British Anglican priest and sociologist (born 1959)

Marlene Rosemarie Mallett (born 1959) is a British Anglican bishop and sociologist. Since June 2022, she has served as the Bishop of Croydon, an area bishop in the Diocese of Southwark, and is the first female bishop in the diocese.

She became in 2023 a Vice President of the National Churches Trust.

==Early life and education==
Mallett was born in 1959 in Barbados. She moved to the United Kingdom as a child. She was educated at Foxford Comprehensive School, a state school in Coventry, West Midlands, England. She studied history and French at the University of Sussex and graduated with a Bachelor of Arts (BA) degree in 1981.

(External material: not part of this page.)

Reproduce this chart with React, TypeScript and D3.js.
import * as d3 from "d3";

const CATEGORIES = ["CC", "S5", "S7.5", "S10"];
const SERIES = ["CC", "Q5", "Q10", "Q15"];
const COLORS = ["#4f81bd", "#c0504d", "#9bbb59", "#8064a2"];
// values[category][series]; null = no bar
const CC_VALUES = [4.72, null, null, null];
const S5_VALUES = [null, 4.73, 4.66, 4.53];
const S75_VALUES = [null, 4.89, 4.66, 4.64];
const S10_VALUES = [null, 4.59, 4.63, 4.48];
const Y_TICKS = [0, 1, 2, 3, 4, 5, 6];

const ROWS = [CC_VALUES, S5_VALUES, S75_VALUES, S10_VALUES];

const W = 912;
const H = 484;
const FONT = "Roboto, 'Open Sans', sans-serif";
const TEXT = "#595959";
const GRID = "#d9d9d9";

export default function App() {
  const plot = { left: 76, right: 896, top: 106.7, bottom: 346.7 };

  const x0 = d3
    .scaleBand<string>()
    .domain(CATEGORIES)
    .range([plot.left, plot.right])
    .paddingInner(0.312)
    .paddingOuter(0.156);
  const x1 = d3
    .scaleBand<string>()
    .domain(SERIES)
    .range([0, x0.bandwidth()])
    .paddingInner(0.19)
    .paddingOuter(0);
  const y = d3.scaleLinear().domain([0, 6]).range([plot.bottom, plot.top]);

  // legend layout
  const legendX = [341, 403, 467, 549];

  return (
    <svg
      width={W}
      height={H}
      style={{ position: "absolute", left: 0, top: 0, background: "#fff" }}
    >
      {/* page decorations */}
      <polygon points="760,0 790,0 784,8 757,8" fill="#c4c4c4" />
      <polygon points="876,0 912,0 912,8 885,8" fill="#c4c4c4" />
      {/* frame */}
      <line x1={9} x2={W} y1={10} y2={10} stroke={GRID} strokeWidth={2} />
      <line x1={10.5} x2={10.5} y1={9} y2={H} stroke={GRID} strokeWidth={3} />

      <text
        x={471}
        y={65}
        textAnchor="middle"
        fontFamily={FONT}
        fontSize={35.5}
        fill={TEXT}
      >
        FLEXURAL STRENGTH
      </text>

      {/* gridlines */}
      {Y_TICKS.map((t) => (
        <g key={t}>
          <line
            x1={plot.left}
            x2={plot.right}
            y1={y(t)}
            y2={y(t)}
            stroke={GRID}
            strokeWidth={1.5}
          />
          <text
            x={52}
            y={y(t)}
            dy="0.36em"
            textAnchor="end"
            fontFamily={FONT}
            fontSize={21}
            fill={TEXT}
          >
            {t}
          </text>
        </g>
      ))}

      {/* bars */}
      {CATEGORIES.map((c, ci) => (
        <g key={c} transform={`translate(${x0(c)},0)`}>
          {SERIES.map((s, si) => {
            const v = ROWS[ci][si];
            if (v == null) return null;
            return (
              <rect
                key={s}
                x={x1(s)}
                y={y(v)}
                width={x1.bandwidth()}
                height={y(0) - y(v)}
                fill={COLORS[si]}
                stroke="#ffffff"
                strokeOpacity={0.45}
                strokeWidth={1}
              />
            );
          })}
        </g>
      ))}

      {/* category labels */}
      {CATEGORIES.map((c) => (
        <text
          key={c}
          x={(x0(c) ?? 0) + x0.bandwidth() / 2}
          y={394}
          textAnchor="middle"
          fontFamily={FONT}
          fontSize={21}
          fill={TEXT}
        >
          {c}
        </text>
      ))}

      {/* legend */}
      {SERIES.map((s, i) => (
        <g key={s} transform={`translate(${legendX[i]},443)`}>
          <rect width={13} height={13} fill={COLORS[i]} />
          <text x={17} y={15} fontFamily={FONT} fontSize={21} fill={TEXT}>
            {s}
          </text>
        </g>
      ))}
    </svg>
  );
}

Mallett’s early career was varied. First, she was a historian of the Caribbean, Africa and black Britain. She then moved fields to become a development sociologist, working in Africa and the Caribbean. In 1991, she moved to London to start a PhD, and to work as a medical sociologist and "ethno-cultural mental health research scientist".

She returned to studies, and completed a Doctor of Philosophy (PhD) degree in sociology at the University of Warwick in 1994. Her doctoral thesis was titled "Ambiguous ideology and contradictory behaviour: gender in the development of Caribbean societies: a case study of Antigua", and her doctoral supervisor was Annie Phizacklea.

==Ordained ministry==
She trained for ministry at the South East Institute of Theological Education. Before ordination in the Church of England, she was a research sociologist and academic, specialising in international development and ethno-cultural mental health.

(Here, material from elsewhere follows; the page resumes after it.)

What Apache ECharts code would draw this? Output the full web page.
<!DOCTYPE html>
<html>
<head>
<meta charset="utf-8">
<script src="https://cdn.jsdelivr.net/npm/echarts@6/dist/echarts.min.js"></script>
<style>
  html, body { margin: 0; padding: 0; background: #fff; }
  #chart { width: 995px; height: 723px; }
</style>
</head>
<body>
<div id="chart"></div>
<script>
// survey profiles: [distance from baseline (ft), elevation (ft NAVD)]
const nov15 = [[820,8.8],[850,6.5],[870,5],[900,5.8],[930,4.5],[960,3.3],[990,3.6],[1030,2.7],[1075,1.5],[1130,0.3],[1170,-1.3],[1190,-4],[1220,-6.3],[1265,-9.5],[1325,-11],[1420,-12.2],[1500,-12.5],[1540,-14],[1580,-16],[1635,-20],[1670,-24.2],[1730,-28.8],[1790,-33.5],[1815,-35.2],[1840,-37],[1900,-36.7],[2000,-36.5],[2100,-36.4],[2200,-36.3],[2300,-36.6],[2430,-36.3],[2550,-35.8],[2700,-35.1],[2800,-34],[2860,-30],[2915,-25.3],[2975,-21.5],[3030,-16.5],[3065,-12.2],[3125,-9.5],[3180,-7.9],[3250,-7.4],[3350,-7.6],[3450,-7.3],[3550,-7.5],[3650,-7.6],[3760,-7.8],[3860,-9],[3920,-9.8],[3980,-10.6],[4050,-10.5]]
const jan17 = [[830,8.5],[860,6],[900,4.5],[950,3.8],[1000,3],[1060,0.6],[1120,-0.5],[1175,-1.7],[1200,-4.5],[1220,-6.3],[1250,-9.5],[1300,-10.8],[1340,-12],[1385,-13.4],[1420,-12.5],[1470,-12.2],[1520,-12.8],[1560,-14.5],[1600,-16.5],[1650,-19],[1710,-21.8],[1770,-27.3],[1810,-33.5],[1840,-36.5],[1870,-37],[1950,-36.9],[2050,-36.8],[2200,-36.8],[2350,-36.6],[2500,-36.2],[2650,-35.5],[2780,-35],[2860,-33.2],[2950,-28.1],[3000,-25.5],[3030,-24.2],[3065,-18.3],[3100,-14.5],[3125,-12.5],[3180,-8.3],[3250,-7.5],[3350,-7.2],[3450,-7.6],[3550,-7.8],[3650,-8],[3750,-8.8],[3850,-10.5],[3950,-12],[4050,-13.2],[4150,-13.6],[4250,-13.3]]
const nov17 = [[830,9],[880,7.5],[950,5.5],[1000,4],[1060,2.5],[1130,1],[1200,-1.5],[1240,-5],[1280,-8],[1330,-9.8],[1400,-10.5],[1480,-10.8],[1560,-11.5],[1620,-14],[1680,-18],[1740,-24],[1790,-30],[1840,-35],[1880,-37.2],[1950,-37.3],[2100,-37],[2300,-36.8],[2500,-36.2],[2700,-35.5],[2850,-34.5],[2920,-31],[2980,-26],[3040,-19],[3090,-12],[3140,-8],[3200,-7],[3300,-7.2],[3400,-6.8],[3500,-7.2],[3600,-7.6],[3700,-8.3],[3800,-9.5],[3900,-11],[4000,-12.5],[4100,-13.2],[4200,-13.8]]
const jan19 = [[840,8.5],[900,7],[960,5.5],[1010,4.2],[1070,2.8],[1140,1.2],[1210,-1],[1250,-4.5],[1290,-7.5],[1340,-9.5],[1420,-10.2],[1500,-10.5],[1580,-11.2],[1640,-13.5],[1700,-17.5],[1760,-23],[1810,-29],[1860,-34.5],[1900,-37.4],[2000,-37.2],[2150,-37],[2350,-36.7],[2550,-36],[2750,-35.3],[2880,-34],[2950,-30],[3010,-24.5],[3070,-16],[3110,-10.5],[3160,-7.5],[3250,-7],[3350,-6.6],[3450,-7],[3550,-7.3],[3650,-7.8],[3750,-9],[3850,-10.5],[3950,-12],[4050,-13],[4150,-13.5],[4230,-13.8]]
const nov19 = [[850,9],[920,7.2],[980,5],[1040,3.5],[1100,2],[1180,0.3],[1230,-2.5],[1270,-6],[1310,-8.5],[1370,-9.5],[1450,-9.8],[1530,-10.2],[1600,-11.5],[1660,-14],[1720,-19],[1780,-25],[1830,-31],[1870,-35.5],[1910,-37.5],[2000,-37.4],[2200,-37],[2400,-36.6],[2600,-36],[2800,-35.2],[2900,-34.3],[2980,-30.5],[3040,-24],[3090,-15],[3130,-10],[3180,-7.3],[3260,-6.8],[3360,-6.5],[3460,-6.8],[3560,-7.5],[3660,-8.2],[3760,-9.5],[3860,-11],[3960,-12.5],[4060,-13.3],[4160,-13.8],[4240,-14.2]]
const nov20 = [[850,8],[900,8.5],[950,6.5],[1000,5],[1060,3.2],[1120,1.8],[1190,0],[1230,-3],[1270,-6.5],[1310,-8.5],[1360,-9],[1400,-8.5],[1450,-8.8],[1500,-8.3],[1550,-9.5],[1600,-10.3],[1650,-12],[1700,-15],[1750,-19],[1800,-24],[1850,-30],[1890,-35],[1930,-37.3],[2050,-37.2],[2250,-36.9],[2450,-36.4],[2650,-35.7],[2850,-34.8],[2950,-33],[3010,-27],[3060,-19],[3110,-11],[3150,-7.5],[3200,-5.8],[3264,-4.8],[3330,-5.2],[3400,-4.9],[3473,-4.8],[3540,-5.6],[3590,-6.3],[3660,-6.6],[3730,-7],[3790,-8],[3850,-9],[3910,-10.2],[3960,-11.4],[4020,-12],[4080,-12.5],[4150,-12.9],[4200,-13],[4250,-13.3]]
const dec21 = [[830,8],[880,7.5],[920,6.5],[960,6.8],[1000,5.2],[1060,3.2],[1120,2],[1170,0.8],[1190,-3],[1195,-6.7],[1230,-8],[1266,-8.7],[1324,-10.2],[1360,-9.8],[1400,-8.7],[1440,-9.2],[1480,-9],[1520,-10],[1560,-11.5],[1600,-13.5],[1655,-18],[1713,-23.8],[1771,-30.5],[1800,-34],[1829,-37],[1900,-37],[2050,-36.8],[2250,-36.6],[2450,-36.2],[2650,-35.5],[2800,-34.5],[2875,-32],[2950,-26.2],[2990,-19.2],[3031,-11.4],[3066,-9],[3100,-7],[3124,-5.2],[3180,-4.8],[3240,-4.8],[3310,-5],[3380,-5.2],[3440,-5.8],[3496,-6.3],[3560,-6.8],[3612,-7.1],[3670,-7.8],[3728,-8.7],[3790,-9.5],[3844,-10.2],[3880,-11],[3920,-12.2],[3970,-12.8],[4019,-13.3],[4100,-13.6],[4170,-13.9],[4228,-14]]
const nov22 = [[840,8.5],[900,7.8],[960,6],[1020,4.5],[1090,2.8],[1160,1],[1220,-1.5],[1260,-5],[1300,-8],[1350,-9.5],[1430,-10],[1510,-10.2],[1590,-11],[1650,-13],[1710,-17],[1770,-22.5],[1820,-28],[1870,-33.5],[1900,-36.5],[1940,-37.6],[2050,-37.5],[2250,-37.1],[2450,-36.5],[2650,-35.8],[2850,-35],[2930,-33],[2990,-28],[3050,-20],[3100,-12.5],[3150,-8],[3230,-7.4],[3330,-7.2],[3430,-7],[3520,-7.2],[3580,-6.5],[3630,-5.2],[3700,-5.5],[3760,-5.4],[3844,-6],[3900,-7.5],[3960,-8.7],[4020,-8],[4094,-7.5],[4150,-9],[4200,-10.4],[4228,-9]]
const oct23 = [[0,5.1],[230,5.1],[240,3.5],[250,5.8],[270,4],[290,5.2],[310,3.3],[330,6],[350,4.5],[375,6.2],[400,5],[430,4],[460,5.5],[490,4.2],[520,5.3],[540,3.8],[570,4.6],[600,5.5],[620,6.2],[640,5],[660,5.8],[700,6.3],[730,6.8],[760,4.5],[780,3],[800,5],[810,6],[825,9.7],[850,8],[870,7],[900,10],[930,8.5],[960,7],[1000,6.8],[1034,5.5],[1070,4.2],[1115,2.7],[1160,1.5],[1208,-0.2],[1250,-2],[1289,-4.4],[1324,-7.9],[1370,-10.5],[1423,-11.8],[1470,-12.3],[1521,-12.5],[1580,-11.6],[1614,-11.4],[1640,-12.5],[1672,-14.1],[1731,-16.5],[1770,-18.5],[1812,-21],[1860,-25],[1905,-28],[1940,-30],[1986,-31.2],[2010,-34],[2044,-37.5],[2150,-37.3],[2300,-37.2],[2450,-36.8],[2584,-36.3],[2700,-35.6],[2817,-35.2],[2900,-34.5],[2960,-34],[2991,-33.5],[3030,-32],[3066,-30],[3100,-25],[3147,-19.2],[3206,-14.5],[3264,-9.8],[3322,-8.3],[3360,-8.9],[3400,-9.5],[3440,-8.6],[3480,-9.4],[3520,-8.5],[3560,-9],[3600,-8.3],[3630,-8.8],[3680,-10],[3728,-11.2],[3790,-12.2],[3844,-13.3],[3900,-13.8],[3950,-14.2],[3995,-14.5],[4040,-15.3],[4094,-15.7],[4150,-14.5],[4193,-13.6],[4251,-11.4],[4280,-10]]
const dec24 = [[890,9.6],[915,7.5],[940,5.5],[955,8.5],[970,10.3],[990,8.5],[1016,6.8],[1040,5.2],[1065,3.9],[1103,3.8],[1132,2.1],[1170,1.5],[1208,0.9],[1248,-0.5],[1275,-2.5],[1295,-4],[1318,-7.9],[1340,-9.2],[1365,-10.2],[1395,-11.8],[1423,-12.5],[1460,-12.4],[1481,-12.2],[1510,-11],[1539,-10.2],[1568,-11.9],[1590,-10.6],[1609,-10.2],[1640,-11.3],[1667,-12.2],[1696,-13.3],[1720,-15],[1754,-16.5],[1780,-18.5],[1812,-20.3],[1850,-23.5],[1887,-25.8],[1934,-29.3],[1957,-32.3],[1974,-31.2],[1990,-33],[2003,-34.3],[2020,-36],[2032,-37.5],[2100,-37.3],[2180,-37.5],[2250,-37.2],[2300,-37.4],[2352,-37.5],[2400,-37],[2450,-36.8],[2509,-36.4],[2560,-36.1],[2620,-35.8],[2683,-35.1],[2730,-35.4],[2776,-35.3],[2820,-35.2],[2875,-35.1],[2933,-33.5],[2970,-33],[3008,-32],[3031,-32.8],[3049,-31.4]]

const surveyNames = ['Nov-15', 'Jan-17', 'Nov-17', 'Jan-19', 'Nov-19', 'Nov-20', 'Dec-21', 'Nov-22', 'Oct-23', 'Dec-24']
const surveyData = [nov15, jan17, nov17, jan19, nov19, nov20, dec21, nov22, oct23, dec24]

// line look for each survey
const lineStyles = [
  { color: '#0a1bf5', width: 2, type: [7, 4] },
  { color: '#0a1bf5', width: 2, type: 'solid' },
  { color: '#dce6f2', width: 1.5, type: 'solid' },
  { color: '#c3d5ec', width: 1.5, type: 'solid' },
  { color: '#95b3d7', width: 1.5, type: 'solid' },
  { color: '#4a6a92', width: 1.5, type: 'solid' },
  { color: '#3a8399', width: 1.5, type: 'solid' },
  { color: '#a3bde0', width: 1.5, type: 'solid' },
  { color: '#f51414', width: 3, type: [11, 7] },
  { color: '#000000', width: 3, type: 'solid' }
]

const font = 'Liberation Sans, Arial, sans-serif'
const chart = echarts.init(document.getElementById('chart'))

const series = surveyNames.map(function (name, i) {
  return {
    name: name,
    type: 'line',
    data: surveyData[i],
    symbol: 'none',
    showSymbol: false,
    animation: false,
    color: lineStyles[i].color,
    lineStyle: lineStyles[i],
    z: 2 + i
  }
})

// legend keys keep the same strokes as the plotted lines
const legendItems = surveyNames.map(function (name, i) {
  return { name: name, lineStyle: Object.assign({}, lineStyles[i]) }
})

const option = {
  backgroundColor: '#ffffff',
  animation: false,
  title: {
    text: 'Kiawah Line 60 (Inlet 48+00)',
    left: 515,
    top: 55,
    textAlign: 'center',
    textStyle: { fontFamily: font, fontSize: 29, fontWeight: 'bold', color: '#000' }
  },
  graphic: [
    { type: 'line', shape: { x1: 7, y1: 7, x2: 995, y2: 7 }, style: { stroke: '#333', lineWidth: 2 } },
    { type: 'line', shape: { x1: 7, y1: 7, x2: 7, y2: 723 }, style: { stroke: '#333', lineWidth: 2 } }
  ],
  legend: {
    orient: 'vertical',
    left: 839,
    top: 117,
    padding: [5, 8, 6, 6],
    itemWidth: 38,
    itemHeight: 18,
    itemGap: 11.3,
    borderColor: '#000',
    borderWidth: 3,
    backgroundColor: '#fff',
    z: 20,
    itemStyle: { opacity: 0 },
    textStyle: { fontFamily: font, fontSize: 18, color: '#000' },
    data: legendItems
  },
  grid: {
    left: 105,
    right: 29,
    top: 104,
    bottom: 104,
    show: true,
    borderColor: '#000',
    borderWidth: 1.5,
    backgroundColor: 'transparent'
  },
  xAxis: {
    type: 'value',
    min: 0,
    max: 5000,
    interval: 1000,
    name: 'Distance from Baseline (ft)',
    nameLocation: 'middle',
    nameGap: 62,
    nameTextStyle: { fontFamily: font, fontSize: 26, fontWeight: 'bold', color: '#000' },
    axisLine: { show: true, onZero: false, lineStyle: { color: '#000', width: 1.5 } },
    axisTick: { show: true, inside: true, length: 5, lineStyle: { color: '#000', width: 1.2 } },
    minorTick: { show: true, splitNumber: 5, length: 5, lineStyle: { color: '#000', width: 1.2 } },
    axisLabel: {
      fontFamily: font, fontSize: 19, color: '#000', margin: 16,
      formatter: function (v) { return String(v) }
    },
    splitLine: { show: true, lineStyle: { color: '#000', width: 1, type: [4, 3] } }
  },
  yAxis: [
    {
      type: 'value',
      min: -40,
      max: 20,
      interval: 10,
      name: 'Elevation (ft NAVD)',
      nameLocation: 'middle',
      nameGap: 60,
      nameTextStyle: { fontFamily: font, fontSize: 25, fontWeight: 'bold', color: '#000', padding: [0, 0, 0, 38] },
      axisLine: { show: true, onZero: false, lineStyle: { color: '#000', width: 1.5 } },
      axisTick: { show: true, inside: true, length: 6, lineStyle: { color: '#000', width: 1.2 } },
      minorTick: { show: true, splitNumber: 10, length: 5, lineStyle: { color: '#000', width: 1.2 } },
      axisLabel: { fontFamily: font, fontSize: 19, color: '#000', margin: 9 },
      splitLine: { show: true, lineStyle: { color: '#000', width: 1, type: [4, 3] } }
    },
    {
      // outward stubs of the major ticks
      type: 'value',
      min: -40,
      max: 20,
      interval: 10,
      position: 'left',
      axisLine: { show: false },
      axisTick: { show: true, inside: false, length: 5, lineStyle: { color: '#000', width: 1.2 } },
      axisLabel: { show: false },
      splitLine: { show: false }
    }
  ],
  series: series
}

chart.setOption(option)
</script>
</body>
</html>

Mallett was ordained in the Church of England as a deacon in 2004 and as a priest in 2005. She was priest-in-charge and then Vicar of St John the Evangelist, Angell Town, from 2007 to 2020; and Archdeacon of Croydon from 2020 to 2022.

===Episcopal ministry===
On 3 May 2022, it was announced that Mallett had been appointed as the next Bishop of Croydon, succeeding the Rt Revd Jonathan Clark on his retirement. She was consecrated as a bishop on 24 June at Southwark Cathedral. She is the first female bishop in the diocese, as well as the second Barbadian Bishop of Croydon, the first having been the Rt Revd Wilfred Wood, who served from 1985 to 2000.

In March 2025, Mallett was additionally appointed joint lead bishop for racial justice, alongside Arun Arora. As such, she is a deputy chair of the Racial Justice Board, a committee of the Archbishops' Council.

===Views===
In November 2023, she was one of 44 Church of England bishops who signed an open letter supporting the use of the Prayers of Love and Faith (i.e. blessings for same-sex couples) and called for "Guidance being issued without delay that includes the removal of all restrictions on clergy entering same-sex civil marriages, and on bishops ordaining and licensing such clergy".